Task to carry out:
Your output must consist solely of the lines from the "Give me the matplotlib source for this chart." line through the "ax.axis('off')" line, exactly as written, without images.

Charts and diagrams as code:
— begin —
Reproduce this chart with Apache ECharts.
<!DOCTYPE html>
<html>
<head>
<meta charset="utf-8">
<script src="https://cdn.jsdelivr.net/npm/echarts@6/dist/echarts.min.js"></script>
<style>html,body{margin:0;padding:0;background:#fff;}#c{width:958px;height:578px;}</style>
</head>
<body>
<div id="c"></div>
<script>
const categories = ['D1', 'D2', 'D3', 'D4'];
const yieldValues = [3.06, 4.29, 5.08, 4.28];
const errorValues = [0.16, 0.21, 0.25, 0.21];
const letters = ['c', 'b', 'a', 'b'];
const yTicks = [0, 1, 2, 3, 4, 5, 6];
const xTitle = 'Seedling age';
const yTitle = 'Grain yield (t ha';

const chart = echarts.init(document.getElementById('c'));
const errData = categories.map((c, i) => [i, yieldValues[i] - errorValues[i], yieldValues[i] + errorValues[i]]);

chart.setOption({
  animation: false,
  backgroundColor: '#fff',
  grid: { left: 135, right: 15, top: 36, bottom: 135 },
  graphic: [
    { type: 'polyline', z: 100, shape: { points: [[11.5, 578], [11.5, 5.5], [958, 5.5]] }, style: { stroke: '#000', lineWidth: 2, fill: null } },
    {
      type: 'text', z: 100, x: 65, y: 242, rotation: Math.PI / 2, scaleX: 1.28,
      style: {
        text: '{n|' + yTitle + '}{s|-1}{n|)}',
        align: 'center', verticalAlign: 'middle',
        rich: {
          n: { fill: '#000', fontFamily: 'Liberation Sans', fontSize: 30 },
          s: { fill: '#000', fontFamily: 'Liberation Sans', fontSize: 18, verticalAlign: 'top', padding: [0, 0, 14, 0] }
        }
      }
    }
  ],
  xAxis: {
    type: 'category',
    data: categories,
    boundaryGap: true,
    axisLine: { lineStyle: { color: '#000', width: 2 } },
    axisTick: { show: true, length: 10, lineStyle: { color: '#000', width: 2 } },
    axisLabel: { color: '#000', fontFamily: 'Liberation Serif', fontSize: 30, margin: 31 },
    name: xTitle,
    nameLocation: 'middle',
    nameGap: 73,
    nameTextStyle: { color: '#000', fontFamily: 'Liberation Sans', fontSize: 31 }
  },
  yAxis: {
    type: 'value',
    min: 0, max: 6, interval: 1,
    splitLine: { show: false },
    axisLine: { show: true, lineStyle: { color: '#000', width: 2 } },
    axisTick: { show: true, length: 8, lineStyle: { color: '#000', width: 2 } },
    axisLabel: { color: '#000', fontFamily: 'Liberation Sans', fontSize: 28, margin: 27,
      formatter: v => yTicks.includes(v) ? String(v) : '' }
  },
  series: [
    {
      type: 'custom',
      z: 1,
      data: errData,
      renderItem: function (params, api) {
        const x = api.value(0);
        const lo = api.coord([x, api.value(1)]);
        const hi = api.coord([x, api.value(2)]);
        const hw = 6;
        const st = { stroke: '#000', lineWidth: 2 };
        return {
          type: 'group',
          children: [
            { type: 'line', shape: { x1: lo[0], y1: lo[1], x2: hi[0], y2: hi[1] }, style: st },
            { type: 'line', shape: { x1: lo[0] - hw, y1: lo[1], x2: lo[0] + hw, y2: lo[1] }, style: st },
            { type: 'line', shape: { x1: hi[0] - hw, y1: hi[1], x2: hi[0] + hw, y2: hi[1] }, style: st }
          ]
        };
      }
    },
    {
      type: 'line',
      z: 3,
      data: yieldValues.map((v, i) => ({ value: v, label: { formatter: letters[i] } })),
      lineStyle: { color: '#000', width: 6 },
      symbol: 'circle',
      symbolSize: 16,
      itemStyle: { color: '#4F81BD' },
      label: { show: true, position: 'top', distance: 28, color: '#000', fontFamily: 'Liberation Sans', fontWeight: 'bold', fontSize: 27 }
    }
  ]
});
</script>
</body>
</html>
— end —
— begin —
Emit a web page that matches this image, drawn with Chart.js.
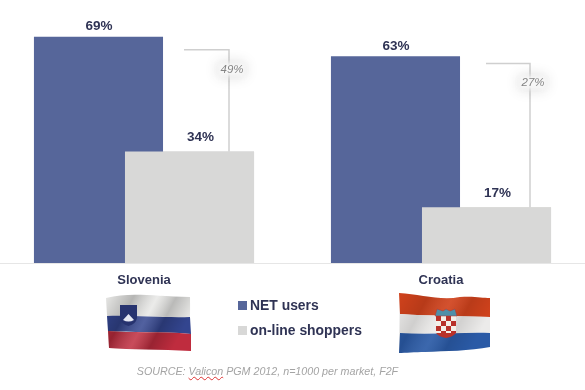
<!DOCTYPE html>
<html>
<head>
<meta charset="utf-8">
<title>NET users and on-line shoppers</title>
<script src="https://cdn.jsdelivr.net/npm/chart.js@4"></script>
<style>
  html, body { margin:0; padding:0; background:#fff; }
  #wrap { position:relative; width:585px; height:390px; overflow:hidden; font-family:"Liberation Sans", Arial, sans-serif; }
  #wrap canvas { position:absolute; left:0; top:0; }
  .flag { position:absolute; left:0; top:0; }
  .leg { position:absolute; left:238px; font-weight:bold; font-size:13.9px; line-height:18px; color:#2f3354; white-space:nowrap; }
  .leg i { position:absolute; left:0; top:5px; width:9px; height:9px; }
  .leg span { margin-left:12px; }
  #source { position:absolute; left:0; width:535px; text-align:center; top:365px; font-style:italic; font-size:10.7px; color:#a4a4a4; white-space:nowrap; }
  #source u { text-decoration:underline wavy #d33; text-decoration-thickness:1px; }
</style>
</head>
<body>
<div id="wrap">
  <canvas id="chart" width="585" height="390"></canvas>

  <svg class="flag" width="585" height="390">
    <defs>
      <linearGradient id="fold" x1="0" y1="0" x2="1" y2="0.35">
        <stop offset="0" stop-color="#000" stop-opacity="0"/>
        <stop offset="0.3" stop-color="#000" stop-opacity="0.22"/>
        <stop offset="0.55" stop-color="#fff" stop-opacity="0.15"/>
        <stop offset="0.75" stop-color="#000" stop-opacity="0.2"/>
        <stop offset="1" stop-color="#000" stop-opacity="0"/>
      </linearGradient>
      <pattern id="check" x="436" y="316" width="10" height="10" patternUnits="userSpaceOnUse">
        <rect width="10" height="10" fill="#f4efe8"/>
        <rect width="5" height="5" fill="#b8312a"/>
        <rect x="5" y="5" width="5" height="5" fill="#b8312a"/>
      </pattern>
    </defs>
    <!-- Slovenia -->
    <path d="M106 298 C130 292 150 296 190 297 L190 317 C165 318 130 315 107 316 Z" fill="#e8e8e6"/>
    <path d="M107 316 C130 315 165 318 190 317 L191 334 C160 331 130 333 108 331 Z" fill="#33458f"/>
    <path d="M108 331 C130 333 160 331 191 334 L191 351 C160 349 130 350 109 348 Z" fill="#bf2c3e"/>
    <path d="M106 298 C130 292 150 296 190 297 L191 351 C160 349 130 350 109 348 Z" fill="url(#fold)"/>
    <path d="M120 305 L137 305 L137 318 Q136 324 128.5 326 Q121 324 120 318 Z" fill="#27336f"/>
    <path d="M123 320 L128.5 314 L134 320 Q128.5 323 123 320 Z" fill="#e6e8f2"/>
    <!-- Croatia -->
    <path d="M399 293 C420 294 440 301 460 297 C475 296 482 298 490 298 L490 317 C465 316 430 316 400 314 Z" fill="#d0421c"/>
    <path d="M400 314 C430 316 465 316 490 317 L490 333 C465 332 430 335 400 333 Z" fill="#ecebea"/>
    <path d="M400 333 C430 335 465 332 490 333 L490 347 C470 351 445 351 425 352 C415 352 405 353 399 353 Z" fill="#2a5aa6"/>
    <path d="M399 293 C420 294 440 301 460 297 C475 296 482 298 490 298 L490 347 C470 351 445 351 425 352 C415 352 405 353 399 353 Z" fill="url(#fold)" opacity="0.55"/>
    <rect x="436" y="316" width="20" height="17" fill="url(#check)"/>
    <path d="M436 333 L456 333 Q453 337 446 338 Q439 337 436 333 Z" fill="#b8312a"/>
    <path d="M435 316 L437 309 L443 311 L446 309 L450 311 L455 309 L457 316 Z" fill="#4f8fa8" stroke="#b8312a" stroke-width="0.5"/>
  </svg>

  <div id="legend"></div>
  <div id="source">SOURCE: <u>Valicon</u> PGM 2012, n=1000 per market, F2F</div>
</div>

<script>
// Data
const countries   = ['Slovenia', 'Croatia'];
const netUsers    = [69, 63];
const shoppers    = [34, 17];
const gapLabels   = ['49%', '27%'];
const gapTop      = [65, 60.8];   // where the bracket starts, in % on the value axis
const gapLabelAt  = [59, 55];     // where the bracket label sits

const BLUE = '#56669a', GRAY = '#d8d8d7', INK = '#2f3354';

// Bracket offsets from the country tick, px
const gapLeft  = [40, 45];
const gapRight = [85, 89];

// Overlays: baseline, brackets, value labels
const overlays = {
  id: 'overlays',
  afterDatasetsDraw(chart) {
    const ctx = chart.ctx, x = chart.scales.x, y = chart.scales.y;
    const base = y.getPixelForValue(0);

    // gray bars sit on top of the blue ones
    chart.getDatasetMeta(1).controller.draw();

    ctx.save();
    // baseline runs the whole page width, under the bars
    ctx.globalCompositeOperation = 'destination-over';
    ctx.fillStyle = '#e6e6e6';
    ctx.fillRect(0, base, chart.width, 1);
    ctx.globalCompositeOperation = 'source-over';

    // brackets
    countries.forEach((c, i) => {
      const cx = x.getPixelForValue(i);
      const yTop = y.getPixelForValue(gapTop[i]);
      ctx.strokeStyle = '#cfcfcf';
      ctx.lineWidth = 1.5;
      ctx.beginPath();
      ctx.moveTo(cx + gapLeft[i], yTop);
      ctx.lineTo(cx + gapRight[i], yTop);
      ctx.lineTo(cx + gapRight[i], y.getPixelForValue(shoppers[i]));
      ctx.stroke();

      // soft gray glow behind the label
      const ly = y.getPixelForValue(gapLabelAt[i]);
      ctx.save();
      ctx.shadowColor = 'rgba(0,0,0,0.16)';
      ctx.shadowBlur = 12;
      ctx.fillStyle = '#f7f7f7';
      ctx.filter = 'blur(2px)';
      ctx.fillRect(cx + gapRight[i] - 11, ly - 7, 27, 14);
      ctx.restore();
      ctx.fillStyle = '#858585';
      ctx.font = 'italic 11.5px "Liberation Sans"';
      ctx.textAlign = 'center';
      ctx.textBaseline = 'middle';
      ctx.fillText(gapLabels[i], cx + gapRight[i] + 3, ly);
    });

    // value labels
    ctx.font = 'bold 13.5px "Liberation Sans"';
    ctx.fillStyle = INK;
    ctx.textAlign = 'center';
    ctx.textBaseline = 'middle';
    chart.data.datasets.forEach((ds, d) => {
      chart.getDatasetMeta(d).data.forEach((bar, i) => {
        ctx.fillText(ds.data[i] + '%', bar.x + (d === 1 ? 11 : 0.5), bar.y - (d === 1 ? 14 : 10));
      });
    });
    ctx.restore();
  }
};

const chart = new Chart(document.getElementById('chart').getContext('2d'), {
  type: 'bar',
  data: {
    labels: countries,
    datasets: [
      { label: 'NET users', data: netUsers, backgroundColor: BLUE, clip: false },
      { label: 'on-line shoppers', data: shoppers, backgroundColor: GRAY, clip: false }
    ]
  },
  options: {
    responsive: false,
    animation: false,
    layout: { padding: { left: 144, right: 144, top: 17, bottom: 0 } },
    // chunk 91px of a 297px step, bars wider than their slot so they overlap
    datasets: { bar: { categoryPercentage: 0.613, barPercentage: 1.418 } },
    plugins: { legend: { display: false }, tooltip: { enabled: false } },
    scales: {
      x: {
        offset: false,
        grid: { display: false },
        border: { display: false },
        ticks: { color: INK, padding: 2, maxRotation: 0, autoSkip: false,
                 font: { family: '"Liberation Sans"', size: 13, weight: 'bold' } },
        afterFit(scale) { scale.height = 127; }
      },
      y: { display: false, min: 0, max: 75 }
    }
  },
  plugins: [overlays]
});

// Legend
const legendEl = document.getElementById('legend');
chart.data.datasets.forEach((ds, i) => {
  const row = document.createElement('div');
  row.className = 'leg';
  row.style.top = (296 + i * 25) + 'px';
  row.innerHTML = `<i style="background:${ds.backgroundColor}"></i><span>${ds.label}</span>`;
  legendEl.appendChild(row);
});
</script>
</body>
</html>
— end —
— begin —
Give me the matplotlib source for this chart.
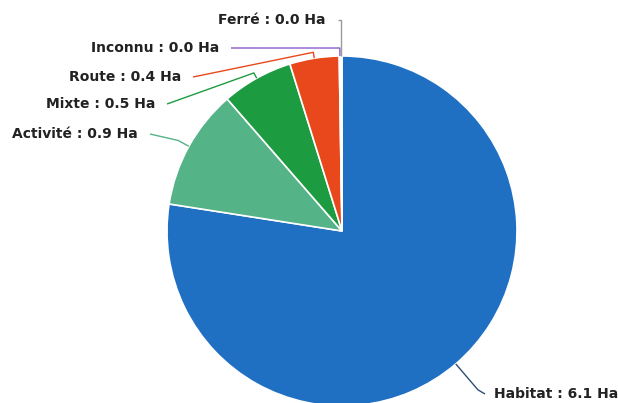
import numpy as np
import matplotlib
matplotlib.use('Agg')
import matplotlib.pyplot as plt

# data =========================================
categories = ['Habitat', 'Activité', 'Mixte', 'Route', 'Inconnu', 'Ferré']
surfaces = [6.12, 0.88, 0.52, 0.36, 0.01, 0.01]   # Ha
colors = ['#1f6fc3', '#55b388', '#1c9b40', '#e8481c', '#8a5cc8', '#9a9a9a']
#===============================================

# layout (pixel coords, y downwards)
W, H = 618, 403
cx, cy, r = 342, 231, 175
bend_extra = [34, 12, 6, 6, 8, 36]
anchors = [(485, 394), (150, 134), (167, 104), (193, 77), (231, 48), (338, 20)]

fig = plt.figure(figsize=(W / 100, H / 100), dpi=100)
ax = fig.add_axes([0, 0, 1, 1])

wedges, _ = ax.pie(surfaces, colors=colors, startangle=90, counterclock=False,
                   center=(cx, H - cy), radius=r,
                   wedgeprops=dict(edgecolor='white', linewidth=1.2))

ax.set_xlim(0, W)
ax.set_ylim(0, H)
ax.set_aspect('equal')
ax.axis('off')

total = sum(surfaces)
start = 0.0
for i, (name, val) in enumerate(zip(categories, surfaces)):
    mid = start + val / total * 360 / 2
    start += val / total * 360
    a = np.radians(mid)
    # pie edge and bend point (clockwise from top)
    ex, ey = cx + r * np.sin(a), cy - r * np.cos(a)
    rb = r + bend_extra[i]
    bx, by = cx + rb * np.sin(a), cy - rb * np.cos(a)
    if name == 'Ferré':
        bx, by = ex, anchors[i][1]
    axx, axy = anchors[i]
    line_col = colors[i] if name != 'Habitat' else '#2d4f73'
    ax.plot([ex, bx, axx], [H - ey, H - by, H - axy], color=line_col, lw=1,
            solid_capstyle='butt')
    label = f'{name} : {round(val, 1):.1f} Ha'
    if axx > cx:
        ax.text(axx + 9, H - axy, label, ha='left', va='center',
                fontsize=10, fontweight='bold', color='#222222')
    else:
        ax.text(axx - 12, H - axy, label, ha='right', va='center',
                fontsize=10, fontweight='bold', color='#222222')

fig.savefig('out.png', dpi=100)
— end —
Exercise result:
Give me the matplotlib source for this chart.
import numpy as np
import matplotlib
matplotlib.use('Agg')
import matplotlib.pyplot as plt

# data =========================================
categories = ['Habitat', 'Activité', 'Mixte', 'Route', 'Inconnu', 'Ferré']
surfaces = [6.12, 0.88, 0.52, 0.36, 0.01, 0.01]   # Ha
colors = ['#1f6fc3', '#55b388', '#1c9b40', '#e8481c', '#8a5cc8', '#9a9a9a']
#===============================================

# layout (pixel coords, y downwards)
W, H = 618, 403
cx, cy, r = 342, 231, 175
bend_extra = [34, 12, 6, 6, 8, 36]
anchors = [(485, 394), (150, 134), (167, 104), (193, 77), (231, 48), (338, 20)]

fig = plt.figure(figsize=(W / 100, H / 100), dpi=100)
ax = fig.add_axes([0, 0, 1, 1])

wedges, _ = ax.pie(surfaces, colors=colors, startangle=90, counterclock=False,
                   center=(cx, H - cy), radius=r,
                   wedgeprops=dict(edgecolor='white', linewidth=1.2))

ax.set_xlim(0, W)
ax.set_ylim(0, H)
ax.set_aspect('equal')
ax.axis('off')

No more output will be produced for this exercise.